Teachers TV top tips
Title
Top tips
Materials author
Peter Sanders
Associated Teachers TV programmes
KS1/2 Art: Drawing Self Portraits / WholeSchool Portrait Project
Series description
Developing drawing and observational skills with portraits
Exploring the theme of portraits from nursery to Year 6
Note to teachers
This tips sheet was not created by Teachers TV but the author has allowed us to publish it here to be used for educational purposes.
Fresh from his appearances in Drawing Self Portraits and Whole School Art Project, art co-ordinator Peter Sanders let Teachers TV in on his secrets and revealed a few of his classroom must-dos
Don’t put children down for what they’ve done. Don’t give negative feedback on anything they produce. Always support and encourage them, but give them something concrete to build on
Always be really well prepared before an art lesson with the right materials
Be flexible: be prepared to set the classroom up differently if it works better that way
If there are other adults working in the classroom, make sure that they’re really well informed about your learning intentions, what you want from the lesson and how you feel they have a role to play within that classroom. Make them an integral part of the lesson
LSAs and TAs are very much better qualified than was the case 10-15 years ago, when their job consisted of sticking little bits of tissue paper onto roses and so on. They’re very much more skilful now, so make the most of the human resources you’ve got
Get help from other people
Take your class to galleries at least once a term. Children are incredibly open to new ways of working, so we try to expose them to images that are different, that show quite challenging ways of solving a problem. This allows them to say “if they can do that and it’s exhibited, then I can do that.” Children will always have a response to a challenging piece of work. What is accepted as being classically correct isn’t always the best way of going about something
Emphasise that art is a totally valid way of having ideas and communicating and that it is just as serious as writing, science or maths. That being the case, your expectations for children’s behaviour and what they produce should be very high.

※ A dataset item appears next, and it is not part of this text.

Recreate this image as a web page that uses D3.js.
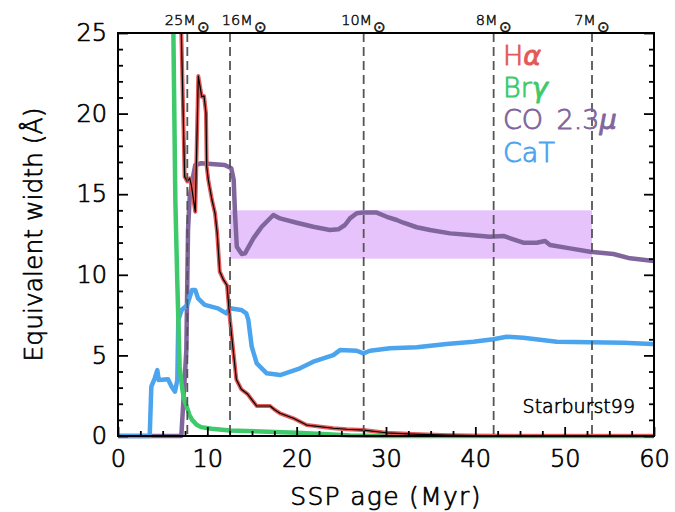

Getting artists in is fantastic. Whether it’s parents or artists-in-residence, they completely change the way children and teachers think about the way they work. It allows children to see a practitioner at work.
Art doesn’t have to happen in the afternoons. Everyone accepts that mornings are when children are most lively (and so are most teachers); art shouldn’t be a filler-in
Art can be the starting point for a mass of other work, particularly literacy. We often do lots of writing on the back of artwork that has been produced.